Case study of restic database backups to B2

whereisaaron · July 19, 2018, 7:56am

I’m testing using --stdin backups to B2 storage for the typical case of backing up databases using SQL dumps using restic 0.9.1.

They are small databases with about 16 backups per hour. For the first about 48 hours here are the B2 API stats (for about 600 backups). Clearly the b2_download_file_by_name heavily dominates, and there are a lot of them.

I realised that I am failing to provide persistent storage for restic’s local cache. So restic is probably re-creating the local cache each time, which might be a lot of those b2_download_file_by_name occurrences. I have fixed that now, so we’ll see if that reduces the number of b2_download_file_by_name uses per backup.

A couple of performance questions:

Right now I am gzipping the SQL before passing it to restic. Also the --stdin-filename is currently date stamped - so unique for each run. I assume these two things mean that each snapshot is independent with no block deduplication.

Would I be better to using the same --stdin-filename filename for each database, so parent snapshots can be identified by path?

And would backing up uncompressed SQL be more likely to be more efficient for subsequent backups than compressed SQL? Lossless compression with the same algorithm and settings is generally predictable, so block de-dupping might work either way?

fd0 · July 19, 2018, 7:57am

Thanks for moving this to the forum!

That’s likely the cause. In your particular use case, restic will re-download all index files every time it starts.

Not necessarily, but since you’re using gzip it’s very likely that not two backups share any blocks. If you remove the gzip before feeding the data to restic, it will be much more efficient, it is able to (and will, automatically) detect reused blocks even if the file name is completely different.

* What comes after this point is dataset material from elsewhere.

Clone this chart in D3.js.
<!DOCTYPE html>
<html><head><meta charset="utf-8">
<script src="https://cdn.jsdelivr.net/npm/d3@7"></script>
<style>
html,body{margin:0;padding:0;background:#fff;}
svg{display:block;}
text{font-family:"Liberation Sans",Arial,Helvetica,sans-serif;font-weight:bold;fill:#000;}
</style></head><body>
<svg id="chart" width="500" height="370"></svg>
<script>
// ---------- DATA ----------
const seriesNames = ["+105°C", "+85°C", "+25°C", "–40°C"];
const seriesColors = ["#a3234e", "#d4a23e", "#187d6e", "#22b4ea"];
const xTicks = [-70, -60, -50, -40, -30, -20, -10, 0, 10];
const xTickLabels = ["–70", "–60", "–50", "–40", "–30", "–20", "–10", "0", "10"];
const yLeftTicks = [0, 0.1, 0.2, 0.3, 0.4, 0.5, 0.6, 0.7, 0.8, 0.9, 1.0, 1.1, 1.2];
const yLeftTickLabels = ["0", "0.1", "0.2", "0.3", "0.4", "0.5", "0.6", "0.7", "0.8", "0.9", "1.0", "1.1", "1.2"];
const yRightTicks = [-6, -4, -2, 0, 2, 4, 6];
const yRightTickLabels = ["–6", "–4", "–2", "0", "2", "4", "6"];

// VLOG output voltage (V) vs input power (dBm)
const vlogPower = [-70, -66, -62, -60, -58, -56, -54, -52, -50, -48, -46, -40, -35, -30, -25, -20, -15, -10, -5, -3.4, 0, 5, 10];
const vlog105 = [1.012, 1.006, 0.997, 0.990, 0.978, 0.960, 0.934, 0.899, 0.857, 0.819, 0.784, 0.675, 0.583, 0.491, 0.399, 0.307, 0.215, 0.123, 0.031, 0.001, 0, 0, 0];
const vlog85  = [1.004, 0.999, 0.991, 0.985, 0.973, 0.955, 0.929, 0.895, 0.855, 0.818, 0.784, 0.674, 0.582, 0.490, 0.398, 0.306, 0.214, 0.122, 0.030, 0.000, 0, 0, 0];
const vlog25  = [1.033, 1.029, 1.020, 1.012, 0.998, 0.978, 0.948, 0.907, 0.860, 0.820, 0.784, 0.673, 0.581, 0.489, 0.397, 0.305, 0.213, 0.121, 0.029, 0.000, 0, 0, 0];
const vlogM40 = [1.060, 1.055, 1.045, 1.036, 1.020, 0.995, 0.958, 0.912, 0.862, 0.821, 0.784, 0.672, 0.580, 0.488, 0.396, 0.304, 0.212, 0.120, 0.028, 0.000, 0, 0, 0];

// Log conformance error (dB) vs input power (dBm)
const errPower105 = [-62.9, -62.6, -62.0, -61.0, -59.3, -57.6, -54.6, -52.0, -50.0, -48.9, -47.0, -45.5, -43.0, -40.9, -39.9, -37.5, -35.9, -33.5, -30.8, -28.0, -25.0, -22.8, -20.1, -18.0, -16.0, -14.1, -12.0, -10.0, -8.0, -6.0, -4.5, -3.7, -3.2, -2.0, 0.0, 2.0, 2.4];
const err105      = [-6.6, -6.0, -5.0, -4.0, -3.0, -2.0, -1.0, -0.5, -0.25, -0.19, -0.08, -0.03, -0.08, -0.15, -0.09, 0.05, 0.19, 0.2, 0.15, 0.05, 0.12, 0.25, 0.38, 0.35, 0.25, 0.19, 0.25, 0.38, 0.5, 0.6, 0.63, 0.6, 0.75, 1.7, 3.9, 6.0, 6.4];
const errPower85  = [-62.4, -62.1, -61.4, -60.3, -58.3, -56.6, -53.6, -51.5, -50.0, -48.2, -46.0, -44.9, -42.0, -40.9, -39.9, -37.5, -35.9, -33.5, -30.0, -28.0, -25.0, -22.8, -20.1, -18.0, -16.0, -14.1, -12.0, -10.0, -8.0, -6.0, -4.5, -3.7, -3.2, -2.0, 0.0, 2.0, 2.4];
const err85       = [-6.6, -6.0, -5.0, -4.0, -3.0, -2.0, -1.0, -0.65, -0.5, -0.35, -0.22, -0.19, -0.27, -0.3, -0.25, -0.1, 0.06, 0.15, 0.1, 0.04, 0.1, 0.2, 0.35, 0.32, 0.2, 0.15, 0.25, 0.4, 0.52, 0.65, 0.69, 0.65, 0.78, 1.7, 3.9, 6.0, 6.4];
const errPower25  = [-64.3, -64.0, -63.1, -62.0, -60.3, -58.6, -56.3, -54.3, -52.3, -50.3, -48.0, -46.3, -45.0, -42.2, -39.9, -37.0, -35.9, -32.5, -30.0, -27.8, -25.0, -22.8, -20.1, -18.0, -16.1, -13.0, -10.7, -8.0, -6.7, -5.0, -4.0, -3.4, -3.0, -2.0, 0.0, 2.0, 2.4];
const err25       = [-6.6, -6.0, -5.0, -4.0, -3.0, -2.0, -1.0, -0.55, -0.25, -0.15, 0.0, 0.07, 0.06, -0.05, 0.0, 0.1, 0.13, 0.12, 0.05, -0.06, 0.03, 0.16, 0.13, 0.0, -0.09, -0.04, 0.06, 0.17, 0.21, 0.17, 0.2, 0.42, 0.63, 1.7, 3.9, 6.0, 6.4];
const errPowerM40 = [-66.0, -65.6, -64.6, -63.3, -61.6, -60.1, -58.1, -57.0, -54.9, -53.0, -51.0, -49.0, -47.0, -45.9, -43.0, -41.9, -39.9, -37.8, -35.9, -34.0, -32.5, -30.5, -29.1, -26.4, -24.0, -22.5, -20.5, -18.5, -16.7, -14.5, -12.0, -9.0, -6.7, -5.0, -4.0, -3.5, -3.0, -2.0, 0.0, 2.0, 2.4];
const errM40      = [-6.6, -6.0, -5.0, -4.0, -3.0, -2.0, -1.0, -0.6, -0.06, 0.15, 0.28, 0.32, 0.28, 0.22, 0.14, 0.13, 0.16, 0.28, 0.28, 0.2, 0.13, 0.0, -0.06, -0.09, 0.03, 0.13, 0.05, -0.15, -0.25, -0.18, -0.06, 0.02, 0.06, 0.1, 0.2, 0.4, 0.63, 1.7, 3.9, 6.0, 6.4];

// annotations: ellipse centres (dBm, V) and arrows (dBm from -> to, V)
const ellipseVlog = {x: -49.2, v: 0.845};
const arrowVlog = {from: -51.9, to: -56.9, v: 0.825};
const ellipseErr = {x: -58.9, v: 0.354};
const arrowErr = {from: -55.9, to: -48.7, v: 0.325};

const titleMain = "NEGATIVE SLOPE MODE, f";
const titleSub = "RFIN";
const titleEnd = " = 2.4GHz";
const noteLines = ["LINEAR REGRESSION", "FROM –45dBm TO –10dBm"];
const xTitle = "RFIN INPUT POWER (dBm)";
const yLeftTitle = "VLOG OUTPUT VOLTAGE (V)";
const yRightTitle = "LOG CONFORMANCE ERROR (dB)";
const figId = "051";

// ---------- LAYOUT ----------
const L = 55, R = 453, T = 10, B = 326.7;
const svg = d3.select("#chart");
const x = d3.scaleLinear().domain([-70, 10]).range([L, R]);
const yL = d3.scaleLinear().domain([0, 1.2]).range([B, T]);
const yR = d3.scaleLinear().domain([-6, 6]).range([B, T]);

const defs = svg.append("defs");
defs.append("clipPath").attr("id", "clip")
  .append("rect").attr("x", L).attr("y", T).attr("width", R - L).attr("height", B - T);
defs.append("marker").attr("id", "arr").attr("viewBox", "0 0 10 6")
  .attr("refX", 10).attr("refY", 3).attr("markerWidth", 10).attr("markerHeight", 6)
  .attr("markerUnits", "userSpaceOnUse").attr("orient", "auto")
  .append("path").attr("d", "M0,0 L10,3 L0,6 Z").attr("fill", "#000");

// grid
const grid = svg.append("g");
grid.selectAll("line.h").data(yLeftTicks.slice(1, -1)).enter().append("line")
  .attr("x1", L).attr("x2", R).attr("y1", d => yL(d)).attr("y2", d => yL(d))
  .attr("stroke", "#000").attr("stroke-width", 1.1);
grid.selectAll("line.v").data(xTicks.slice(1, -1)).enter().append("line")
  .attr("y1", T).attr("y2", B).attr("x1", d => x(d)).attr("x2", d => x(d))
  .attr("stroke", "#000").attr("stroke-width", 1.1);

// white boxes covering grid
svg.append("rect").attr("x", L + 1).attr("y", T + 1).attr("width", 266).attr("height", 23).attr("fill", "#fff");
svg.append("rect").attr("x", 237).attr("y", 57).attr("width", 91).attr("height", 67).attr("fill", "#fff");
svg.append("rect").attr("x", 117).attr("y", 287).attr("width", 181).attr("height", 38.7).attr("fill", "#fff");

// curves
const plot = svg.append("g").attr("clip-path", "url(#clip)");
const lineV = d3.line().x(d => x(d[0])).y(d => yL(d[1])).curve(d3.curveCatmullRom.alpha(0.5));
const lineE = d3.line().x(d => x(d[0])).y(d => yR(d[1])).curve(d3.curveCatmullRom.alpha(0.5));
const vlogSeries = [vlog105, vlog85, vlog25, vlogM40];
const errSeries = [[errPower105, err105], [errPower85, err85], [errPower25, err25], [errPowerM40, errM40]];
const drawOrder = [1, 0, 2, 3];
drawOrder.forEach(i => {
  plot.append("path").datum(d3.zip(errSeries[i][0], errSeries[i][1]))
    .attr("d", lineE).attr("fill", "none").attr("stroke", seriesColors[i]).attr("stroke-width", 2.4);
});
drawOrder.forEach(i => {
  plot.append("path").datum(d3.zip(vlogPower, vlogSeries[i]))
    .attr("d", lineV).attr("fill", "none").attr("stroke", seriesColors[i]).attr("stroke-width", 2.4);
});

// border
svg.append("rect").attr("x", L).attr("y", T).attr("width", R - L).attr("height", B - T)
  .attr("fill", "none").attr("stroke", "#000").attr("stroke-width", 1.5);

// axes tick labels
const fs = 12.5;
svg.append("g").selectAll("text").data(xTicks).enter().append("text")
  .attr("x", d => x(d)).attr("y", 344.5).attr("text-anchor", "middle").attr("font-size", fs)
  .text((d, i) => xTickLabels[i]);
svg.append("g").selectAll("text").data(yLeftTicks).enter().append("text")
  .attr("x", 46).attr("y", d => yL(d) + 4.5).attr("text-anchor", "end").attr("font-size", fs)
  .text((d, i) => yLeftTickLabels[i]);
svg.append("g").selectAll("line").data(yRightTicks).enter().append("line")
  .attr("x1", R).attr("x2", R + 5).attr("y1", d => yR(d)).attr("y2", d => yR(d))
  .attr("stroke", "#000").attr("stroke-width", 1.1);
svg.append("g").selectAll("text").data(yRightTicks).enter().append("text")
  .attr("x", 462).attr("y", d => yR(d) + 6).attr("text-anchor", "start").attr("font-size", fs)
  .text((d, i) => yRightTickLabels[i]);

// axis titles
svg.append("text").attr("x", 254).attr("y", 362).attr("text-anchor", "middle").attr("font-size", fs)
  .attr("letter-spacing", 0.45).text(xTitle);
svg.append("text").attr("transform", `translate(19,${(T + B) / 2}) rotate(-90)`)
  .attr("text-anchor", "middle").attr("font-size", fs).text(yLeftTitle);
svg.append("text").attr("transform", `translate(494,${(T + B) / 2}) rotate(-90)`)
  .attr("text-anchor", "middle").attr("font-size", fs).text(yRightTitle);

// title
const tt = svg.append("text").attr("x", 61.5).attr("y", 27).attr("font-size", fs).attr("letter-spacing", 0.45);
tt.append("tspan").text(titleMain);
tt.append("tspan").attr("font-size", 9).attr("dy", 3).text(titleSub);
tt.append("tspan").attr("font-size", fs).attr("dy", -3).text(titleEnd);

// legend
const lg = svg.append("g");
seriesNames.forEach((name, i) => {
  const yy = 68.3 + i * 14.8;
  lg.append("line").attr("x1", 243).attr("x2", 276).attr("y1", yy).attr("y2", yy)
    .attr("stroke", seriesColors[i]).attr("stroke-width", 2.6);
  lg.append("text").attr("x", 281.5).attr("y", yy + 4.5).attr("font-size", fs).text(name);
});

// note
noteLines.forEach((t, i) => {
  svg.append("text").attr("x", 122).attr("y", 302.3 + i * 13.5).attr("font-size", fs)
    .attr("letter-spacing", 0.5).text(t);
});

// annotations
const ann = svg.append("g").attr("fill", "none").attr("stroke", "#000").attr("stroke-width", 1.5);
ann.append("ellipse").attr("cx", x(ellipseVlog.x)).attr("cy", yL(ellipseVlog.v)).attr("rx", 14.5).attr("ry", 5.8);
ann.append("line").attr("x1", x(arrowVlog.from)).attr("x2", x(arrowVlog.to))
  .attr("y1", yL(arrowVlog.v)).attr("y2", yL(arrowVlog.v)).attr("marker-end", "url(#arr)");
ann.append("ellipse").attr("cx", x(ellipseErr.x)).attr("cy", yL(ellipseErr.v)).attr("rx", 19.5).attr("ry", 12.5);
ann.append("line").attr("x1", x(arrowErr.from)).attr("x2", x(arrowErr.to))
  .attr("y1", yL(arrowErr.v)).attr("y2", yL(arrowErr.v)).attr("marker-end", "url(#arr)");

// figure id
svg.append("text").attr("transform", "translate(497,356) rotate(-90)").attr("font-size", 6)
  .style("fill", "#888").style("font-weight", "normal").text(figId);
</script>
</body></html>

Would I be better to using the same --stdin-filename filename for each database, so parent snapshots can be identified by path?

For reading data from stdin, this is not necessary. Finding a parent snapshot is only relevant for backups of a file system, because then restic can decide to skip reading unmodified files. Data read from stdin must be read regardless of whether or not there’s a parent snapshot, since there is no timestamping information which indicates if data has been modified.

And would backing up uncompressed SQL be more likely to be more efficient for subsequent backups than compressed SQL?

Yes, I guess so. But it depends a lot on your data, if you have many small tables into which often records are inserted, then I’ve received reports that deduplication does not work so well on the data. restic uses rather large blocks (up to 4MiB).

whereisaaron · July 19, 2018, 5:19pm

Thanks for the info @fd0!

I have kept the timestamps in the filenames and added tags. I kinda wish tags were name+value, but they are still great to have.

There is minor annoyance that an unwanted path gets prepended (#1809), but I know you have that in the backlog.

Thanks for the info about block size, I doubt I’ll benefit from de-duplication over compression in my case. But if I were to test that, how could I tell? Is there a stats command to tell me how much or many blocks of a snapshot are unique and not a reference to blocks in previous snapshots?

What a difference keeping the cache and not rebuilding it every time makes! In this case it reduced the b2_download_file_by_name calls down from ~1000/backup to ~10/backup. That saves ~345,600 API calls per day, saving $0.14 per day.

It would be handy if restic logged when it was creating/downloading a new cache. Even if only in verbose logging. That would have helped me spot my omission sooner (#1897)

fd0 · July 19, 2018, 5:58pm

Indeed. You can work around that by calling cd / before running restic, so the stdin file name is prefixed with a slash only.